— start Records provided —
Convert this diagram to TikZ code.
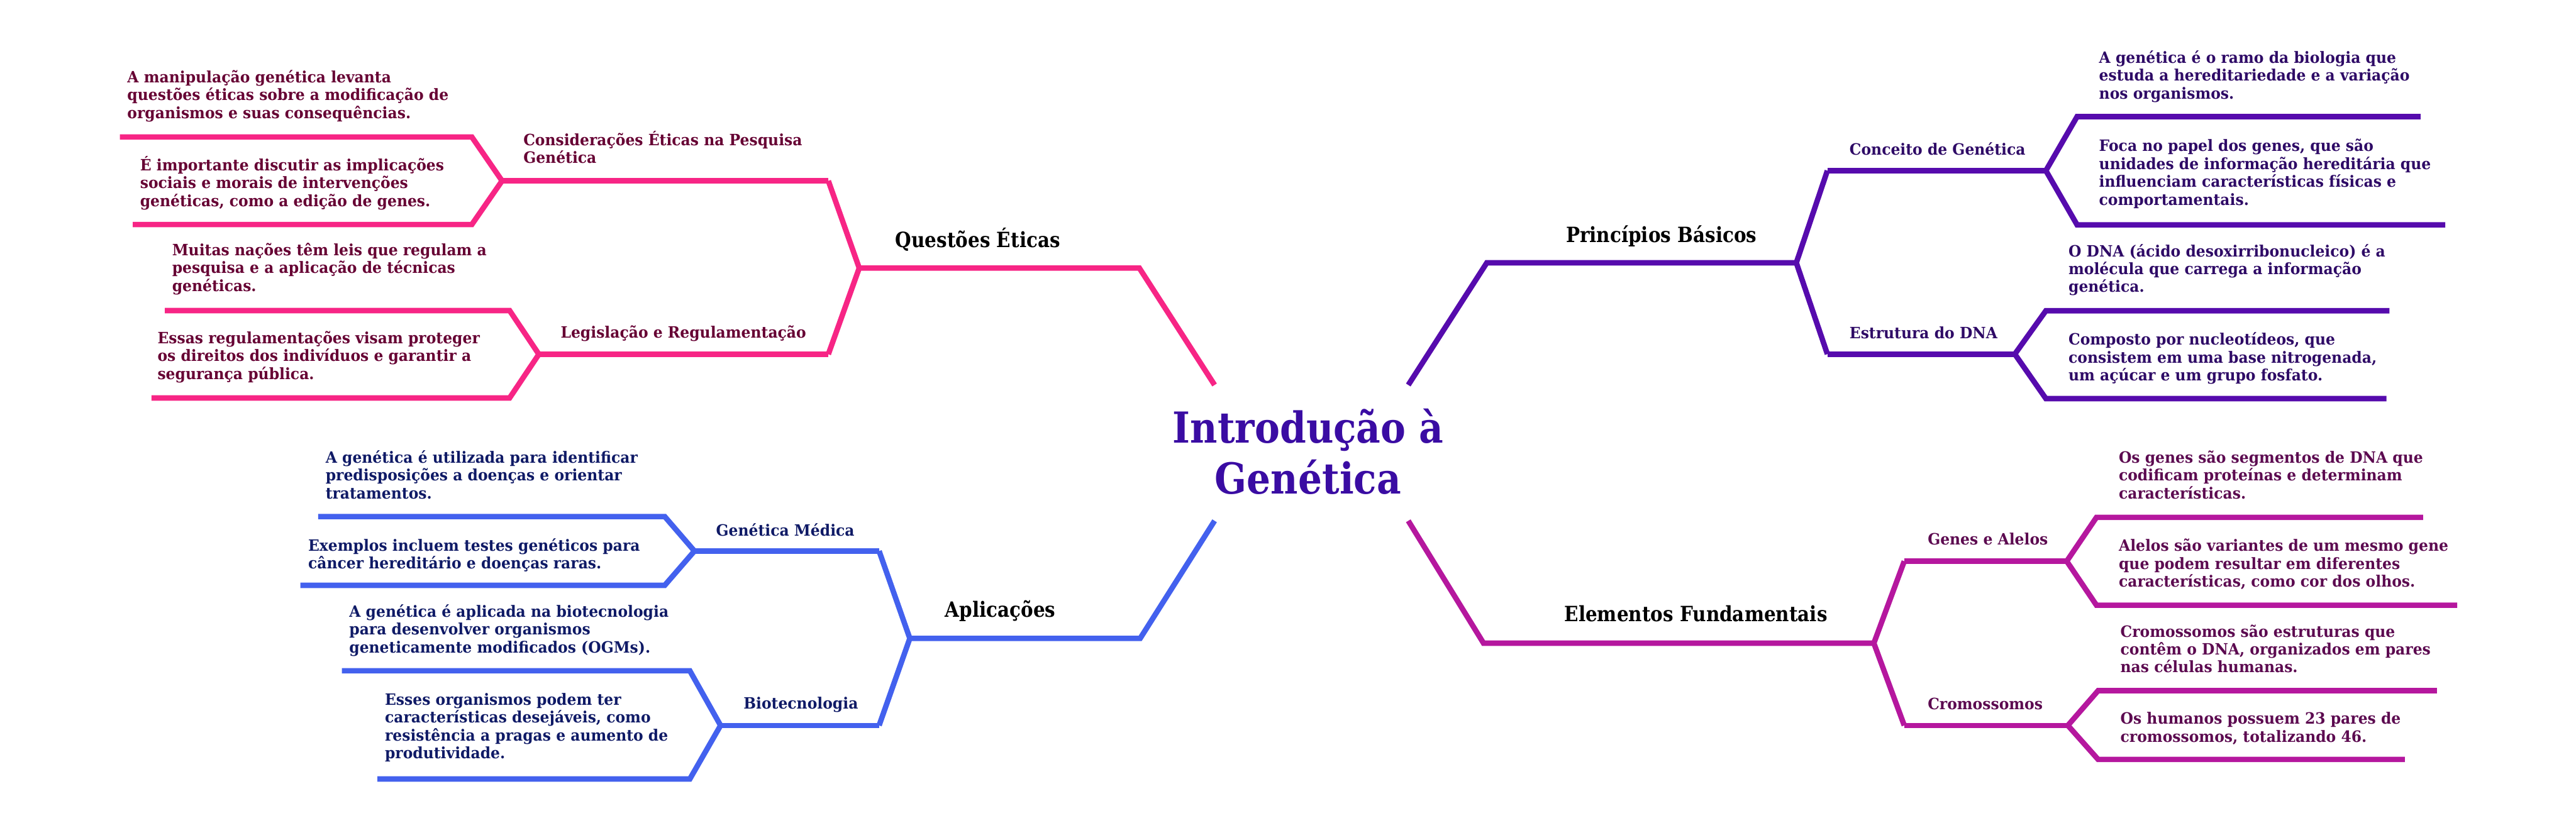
— end Records provided —
— start Records provided —
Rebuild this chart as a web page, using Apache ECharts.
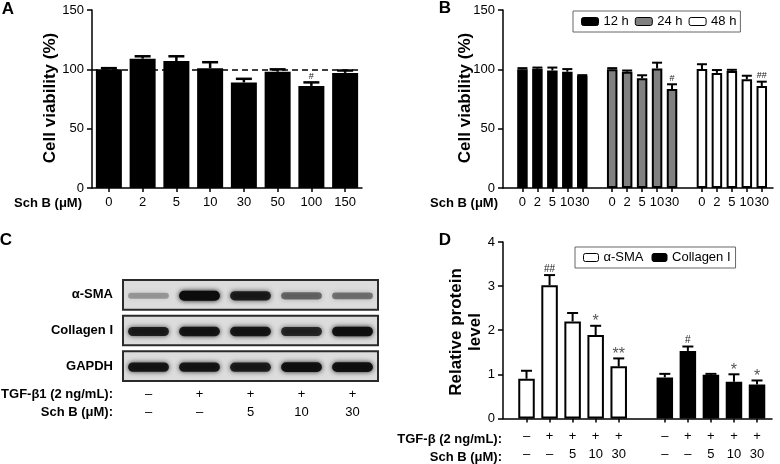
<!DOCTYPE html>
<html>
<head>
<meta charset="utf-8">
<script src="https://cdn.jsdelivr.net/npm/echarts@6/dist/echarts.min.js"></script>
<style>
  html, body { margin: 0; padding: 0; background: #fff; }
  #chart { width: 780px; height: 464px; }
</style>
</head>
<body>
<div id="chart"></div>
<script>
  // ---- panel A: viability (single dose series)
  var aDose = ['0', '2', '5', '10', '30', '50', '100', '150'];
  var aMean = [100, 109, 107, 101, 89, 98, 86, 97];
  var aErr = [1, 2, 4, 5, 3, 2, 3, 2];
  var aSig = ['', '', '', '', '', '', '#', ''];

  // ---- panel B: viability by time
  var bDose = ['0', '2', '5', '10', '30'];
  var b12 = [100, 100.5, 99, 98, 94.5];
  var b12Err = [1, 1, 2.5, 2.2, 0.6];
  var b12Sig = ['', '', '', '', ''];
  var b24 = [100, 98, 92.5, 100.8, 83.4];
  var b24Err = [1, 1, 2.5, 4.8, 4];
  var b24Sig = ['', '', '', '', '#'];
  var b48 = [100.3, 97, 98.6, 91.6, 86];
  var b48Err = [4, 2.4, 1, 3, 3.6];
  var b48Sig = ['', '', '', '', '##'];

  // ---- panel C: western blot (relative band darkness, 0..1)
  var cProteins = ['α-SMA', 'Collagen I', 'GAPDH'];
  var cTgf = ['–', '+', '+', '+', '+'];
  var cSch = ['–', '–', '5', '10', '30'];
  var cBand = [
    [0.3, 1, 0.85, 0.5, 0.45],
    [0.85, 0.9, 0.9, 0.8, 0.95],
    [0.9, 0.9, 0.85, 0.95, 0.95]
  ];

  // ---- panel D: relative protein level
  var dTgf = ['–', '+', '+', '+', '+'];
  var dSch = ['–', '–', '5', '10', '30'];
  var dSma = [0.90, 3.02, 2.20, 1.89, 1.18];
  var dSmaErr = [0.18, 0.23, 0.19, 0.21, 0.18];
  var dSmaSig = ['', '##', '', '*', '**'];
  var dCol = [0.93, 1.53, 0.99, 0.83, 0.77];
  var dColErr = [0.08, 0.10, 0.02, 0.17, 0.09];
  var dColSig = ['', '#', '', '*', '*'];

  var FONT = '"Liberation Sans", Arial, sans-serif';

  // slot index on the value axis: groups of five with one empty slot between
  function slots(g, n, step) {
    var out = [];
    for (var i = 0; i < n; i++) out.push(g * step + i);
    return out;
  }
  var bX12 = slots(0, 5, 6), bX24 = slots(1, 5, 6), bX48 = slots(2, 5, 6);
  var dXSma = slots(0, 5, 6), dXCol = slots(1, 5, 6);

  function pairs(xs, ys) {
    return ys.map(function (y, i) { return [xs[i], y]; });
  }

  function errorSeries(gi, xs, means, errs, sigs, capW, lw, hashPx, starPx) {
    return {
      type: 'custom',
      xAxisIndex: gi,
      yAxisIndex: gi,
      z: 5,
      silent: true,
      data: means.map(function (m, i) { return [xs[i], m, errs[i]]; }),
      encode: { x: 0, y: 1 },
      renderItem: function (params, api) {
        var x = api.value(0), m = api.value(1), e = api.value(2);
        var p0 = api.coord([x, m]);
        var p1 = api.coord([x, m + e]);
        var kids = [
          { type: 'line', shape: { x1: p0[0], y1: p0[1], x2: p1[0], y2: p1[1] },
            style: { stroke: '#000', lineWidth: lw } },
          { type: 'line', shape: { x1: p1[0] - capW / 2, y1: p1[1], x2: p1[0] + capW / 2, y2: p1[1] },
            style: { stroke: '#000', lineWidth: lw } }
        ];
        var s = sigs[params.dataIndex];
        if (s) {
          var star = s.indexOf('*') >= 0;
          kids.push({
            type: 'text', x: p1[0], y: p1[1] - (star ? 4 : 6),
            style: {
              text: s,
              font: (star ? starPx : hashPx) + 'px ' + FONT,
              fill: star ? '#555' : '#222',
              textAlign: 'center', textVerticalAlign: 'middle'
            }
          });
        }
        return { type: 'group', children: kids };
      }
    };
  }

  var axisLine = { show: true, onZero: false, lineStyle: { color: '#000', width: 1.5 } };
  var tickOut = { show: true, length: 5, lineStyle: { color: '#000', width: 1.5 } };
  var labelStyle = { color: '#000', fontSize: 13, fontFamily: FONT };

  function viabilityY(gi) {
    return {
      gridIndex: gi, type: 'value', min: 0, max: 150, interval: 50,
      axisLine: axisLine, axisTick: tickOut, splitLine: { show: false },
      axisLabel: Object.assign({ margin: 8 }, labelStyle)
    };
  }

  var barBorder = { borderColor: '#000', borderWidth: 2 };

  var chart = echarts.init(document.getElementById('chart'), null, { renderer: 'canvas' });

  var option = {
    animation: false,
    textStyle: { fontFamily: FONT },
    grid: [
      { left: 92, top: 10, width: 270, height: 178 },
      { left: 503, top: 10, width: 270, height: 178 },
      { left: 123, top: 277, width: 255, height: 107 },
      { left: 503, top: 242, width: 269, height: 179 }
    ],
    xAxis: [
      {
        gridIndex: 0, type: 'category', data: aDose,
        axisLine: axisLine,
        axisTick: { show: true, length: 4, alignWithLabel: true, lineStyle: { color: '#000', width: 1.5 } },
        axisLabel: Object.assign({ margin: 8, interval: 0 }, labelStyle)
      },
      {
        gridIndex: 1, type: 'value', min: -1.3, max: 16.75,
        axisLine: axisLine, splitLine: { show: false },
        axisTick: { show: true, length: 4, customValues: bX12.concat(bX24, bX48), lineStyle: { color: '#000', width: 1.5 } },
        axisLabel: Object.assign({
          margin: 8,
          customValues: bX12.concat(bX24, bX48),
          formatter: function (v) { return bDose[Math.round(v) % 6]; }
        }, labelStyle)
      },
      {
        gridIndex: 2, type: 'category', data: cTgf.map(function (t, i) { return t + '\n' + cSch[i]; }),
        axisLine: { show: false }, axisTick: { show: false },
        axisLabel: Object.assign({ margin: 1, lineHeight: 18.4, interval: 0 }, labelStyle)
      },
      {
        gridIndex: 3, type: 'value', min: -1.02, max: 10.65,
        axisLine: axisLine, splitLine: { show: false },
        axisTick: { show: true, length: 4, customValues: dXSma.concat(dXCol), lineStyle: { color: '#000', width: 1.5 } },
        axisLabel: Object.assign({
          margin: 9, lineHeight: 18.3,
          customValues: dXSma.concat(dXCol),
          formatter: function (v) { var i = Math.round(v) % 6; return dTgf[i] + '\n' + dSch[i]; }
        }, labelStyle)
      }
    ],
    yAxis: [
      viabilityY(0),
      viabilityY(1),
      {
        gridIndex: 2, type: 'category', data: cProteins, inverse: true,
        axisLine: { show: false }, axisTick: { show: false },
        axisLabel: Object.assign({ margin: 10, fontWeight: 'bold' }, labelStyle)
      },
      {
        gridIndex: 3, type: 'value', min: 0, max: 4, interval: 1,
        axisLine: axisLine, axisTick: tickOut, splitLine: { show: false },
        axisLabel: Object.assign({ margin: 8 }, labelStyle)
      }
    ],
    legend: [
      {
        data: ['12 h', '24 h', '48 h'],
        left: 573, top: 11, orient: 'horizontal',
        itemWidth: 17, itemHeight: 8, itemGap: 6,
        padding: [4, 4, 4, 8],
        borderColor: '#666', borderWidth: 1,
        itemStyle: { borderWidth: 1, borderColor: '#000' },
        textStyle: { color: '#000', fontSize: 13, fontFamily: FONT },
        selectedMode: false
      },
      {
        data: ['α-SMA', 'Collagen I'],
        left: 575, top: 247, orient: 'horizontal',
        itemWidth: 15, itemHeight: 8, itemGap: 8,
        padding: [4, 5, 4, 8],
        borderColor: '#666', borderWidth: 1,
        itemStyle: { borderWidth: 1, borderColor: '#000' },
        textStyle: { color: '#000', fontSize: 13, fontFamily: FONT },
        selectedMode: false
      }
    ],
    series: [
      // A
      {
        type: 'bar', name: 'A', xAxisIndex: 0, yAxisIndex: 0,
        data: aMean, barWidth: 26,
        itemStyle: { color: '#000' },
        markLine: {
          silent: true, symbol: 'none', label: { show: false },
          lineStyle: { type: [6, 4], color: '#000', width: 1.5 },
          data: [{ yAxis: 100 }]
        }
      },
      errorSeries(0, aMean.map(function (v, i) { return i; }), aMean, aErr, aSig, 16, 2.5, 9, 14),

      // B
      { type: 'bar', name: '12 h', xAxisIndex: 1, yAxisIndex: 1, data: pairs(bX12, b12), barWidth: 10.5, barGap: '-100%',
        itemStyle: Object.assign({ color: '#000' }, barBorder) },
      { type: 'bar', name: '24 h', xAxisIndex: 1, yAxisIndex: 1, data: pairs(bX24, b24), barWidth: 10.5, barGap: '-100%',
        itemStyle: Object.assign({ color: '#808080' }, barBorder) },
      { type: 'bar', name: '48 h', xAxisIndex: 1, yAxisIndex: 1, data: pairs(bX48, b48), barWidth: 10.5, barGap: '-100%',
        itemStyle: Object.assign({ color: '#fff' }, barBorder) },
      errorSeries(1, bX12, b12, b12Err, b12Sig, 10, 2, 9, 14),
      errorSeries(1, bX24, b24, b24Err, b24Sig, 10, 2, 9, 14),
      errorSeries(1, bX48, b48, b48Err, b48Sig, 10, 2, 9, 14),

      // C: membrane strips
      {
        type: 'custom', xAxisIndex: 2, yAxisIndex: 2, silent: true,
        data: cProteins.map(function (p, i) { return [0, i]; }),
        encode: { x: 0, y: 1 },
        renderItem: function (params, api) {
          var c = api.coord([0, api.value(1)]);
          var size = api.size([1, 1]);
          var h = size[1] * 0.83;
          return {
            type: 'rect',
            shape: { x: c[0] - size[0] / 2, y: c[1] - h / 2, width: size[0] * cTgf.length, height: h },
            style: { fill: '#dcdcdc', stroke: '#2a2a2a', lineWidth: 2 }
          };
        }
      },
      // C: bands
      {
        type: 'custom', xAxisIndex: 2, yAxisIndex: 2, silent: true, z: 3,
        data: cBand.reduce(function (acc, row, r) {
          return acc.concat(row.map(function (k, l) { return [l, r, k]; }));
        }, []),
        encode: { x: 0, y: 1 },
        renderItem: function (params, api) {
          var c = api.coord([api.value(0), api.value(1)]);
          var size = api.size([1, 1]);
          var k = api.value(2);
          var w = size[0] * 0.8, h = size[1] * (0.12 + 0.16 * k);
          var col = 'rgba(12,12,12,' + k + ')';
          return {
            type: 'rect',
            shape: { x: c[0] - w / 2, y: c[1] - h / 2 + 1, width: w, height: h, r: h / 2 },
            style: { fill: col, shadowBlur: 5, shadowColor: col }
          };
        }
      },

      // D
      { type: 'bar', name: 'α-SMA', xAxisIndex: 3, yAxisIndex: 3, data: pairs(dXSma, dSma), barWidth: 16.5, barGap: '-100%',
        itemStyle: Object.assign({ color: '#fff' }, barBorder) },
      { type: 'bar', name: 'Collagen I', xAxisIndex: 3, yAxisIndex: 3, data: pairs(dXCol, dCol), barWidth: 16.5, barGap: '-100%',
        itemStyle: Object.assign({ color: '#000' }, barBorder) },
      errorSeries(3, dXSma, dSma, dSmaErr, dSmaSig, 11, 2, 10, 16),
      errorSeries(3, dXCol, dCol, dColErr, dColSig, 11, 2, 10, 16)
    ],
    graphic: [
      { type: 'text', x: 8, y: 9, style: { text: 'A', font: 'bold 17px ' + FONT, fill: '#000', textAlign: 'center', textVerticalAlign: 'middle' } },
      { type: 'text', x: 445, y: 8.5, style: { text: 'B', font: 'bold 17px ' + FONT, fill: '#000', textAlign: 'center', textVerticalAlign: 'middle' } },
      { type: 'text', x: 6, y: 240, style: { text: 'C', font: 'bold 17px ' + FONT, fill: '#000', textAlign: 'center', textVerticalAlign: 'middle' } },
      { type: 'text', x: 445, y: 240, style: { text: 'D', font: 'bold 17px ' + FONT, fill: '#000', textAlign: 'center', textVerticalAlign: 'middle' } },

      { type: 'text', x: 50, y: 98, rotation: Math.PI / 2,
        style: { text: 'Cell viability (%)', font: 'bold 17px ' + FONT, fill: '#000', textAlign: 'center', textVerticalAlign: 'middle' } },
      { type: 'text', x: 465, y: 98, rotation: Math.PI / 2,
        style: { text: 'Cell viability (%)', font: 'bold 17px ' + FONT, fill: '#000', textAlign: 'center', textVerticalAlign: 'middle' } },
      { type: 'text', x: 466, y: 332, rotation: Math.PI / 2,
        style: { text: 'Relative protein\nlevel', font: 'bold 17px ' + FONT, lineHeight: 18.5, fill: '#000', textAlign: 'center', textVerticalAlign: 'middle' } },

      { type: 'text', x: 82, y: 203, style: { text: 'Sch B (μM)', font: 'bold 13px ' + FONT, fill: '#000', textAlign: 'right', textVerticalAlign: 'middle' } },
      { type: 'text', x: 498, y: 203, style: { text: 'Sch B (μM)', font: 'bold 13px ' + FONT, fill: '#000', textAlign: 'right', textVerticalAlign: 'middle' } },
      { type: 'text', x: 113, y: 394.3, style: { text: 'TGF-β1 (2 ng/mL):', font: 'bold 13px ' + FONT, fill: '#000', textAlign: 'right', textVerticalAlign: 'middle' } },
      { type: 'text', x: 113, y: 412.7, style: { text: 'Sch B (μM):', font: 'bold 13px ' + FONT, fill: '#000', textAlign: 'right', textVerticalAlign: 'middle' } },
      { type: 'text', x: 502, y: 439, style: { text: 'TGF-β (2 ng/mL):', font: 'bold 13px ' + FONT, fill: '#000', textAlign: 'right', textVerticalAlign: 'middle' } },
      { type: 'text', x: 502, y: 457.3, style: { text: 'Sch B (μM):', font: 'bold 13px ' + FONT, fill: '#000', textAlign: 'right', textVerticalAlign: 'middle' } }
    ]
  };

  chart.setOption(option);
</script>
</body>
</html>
— end Records provided —
**Directions for this task**
Everything above from the line with "Rebuild this chart" through the line with "var aSig = ['', '', '', '', '', '', '#', ''];" should be retyped exactly, and nothing else; omit pictures.

**Solution to the problem**
Rebuild this chart as a web page, using Apache ECharts.
<!DOCTYPE html>
<html>
<head>
<meta charset="utf-8">
<script src="https://cdn.jsdelivr.net/npm/echarts@6/dist/echarts.min.js"></script>
<style>
  html, body { margin: 0; padding: 0; background: #fff; }
  #chart { width: 780px; height: 464px; }
</style>
</head>
<body>
<div id="chart"></div>
<script>
  // ---- panel A: viability (single dose series)
  var aDose = ['0', '2', '5', '10', '30', '50', '100', '150'];
  var aMean = [100, 109, 107, 101, 89, 98, 86, 97];
  var aErr = [1, 2, 4, 5, 3, 2, 3, 2];
  var aSig = ['', '', '', '', '', '', '#', ''];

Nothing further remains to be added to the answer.